Failing to get all the necessary documentation means that your enterprise can get shut down by the authorities.
6. Not Protecting Intellectual Property
Your company’s intellectual property can include various items, such as your brand assets, product designs, recipes, marketing content, and more. If you don’t protect this property, other entities could steal your ideas and use them for their own purposes. There are two ways to protect intellectual property: trademarking and copyrighting. Here’s a breakdown of each option:
- Trademarking – A trademark protects elements that distinguish one business from another. So, you can trademark brand assets and marketing content because they’re specific to your company. You don’t have to register a trademark, but it helps to do so with the United States Patent and Trademark Office.
- Copyrighting – A copyright exists as soon as you create original work. This can include a new product, a recipe, or marketing content. You don’t have to register a copyright, but doing so can make it easier to prove that you created it.
If you have any proprietary products you created, you might want to file a patent. A patent means that you have legal ownership of the item, and no one else can use it without your permission. Filing a patent is more complicated and costs money, but it offers excellent protection for your IP.
7. Not Having Legal Counsel
As you can see, there are quite a few areas where you have to be legally compliant.

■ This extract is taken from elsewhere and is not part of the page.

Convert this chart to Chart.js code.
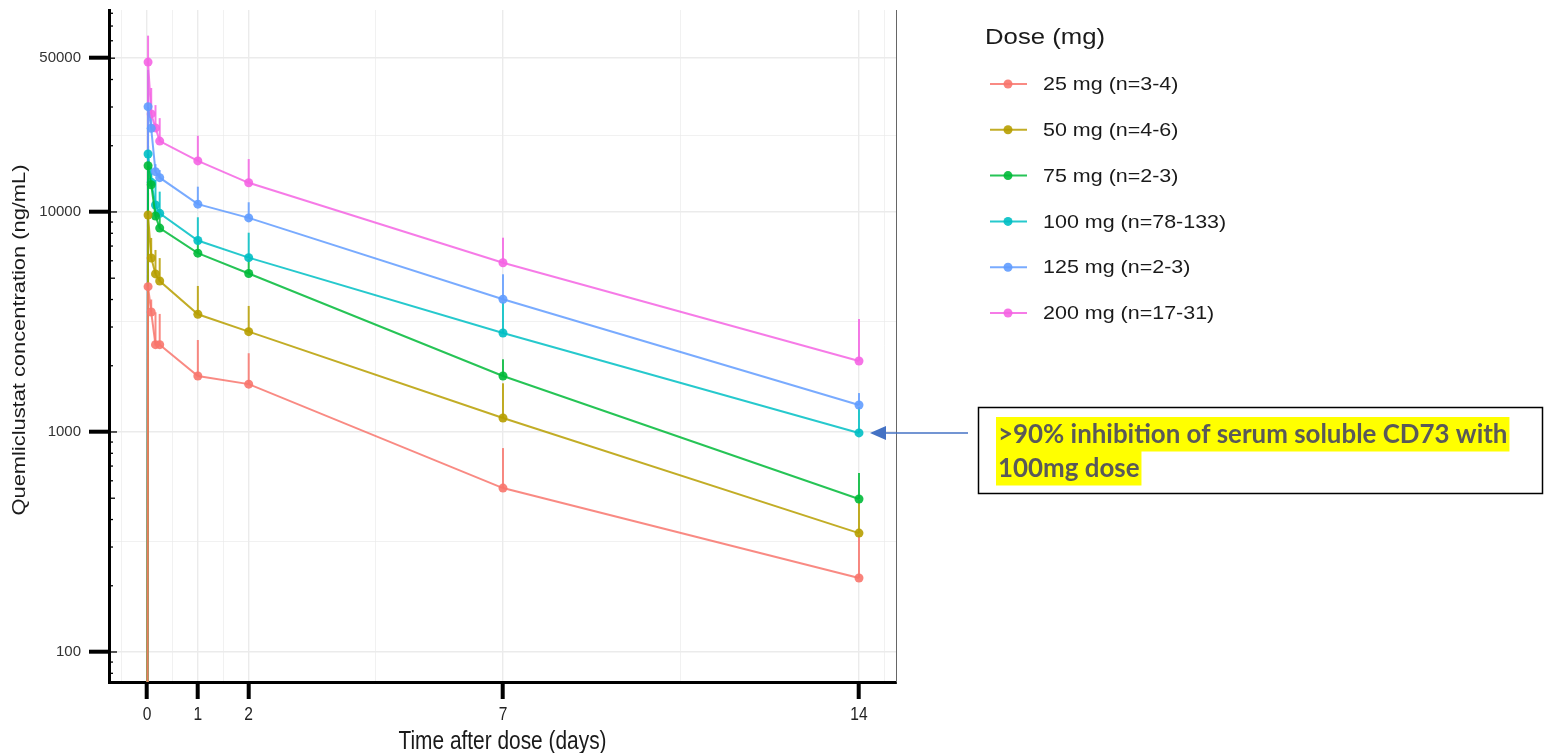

While this guide can help you avoid potentially sticky situations, it doesn’t count as legal advice. Instead, you should retain a lawyer so that you can ask specific legal questions. This way, you don’t have to worry about Legal Mistakes, and you can protect your business.
Fortunately, you don’t need to hire a high-priced lawyer. Sites like Rocket Lawyer or Legal Zoom allow you to connect with business attorneys quickly and affordably. Before you do anything, be sure to ask a lawyer to protect your business.
Now that you know the legal mistakes most companies make, you can figure out how to avoid Legal Mistakes. Starting a business is challenging enough without the threat of legal action.